Quelques liens intéressants pour vous aider:

S.O.S. suppléance,  superbe site regorgeant d’une foule de conseils, activités et dépannage.  À connaître absolument.  C’est l’équivalent du cours 101 du suppléant.  Le cours que vous n’avez malheureusement pas eu à l’université.  Combien de jeunes enseignants débutants se sont « cassé les dents » au début de leur carrière?  Pourquoi ne sont-ils pas préparés en conséquence?  C’est la façon de faire les choses ici:  on jette les gens dans la fosse aux lions en s’attendant qu’ils échouent.  On les ramassera à la petite cuillère après. Cela nous réconforte dans notre petitesse.  Tout va mal, le système est pourri, les enfants ne savent plus écrire, on ne s’en sortira jamais.  De toutes façons, leur destin est scellé, il n’y aura toujours qu’un seul Maurice Richard.

Survivre la suppléance :  voici d’autres suggestions pour éviter que votre journée de travail ne tourne au cauchemar.

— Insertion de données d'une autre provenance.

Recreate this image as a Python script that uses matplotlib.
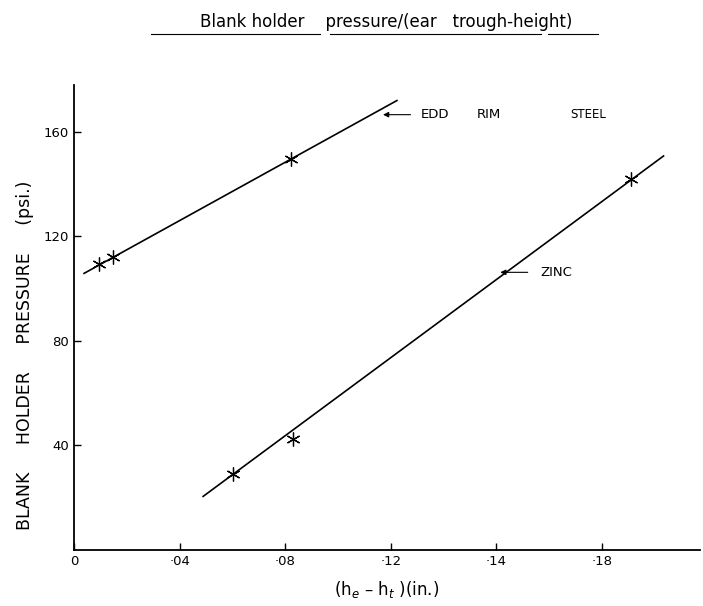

Voici la référence pour ceux qui veulent se procurer un petit guide de survie qu’ils pourront apporter dans leur sac.  N’ayez crainte, il n’est pas trop cher.  Cliquez sur le lien suivant:  Guide de survie pour l’enseignant suppléant.

Guide du suppléant (en PDF) proposé par le syndicat des enseignantes et enseignants du programme francophone de la Colombie Britannique, vraiment complet.  Les conseils commencent à la page 11.  On donne même un exemple de rapport à fournir à l’enseignant absent.  Il y a bien sûr des sections de ce guide (surtout vers la fin) qui ne s’adressent pas à nous puisqu’ils sont spécifiques aux ententes syndicales de cette province. J’ai trouvé que cette petite action en disait long sur l’attention que ce syndicat porte aux employés à statut précaire.   Y a-t-il un équivalent ici au Québec?   Je n’en ai jamais entendu parler.  Peut-être que quelqu’un m’écrira pour me donner la référence si un tel document existe…  C’est ce genre d’attitude positive qui permet d’avancer, de supporter, d’aider et de produire quelque chose.  À tout déconstruire, on ne bâtit jamais rien.